According to theshadowlands.net, in 1975, a boy who went to school decided to slip away unnoticed and walk up to the second floor of the building, where the pool was located, for a nice, relaxing swim.

The boy never made it home that day. He was found dead in the pool.

Every year since his death, ceiling tiles crash to the floor in the classroom that is located directly beneath the pool where he drowned. After the dust settles and people are able to look at the damage, they see the same word spelled out with the tiles, year after year.

The tiles scattered about the floor always read "HELP."

Holiday Inn on Grand Island

Have you ever seen the movie 1408? Do you remember when the main character picked up the ringing telephone and screamed into it, "hello, hello?" All he heard in response was the deranged laughter of a little girl.

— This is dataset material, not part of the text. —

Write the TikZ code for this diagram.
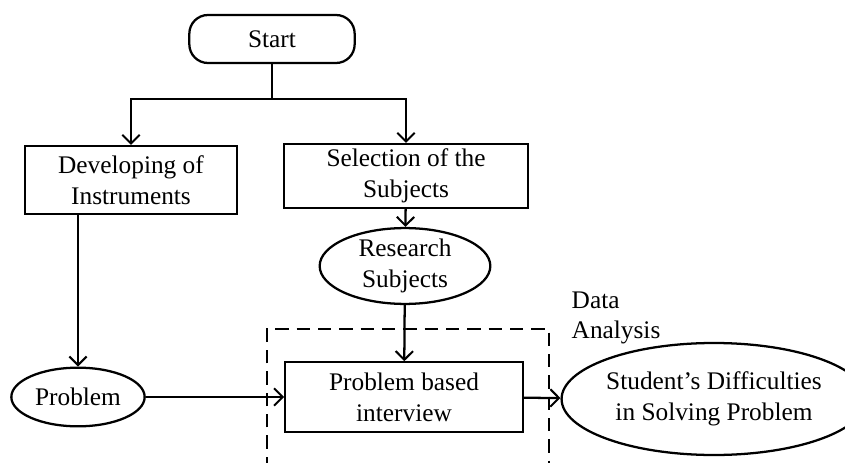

Although I am unsure of the room number at this Grand Island hotel, according to theshadowlands.net, there have been several instances in which people have rented a room at the hotel (which is now closed up and no longer available for rent) and claimed to receive a phone call in the dead of night. When they went to answer the phone, the only sound they heard was the high-pitched laughter of a little girl.

Pretty spooky stuff, huh?

That's not all, though. There are countless sightings of a little girl running through the halls, never making a sound as she frolics and disappears into thin air.

If this isn't enough for you to believe in the haunted halls of the Holiday Inn, take a trip next door. You'll find the Whitehaven Cemetery. The little girl has been seen running amongst the graveyard and her gravestone glows at night.

So there you have it, folks. Three of Buffalo's most well recognized haunted establishments. Be sure to visit them on a dark, foggy evening to prepare for the spookiest night of the year. Don't say I didn't warn you, though. You don't want to end up like those mental patients, the little boy who drowned or the little girl whose gravestone now lights up.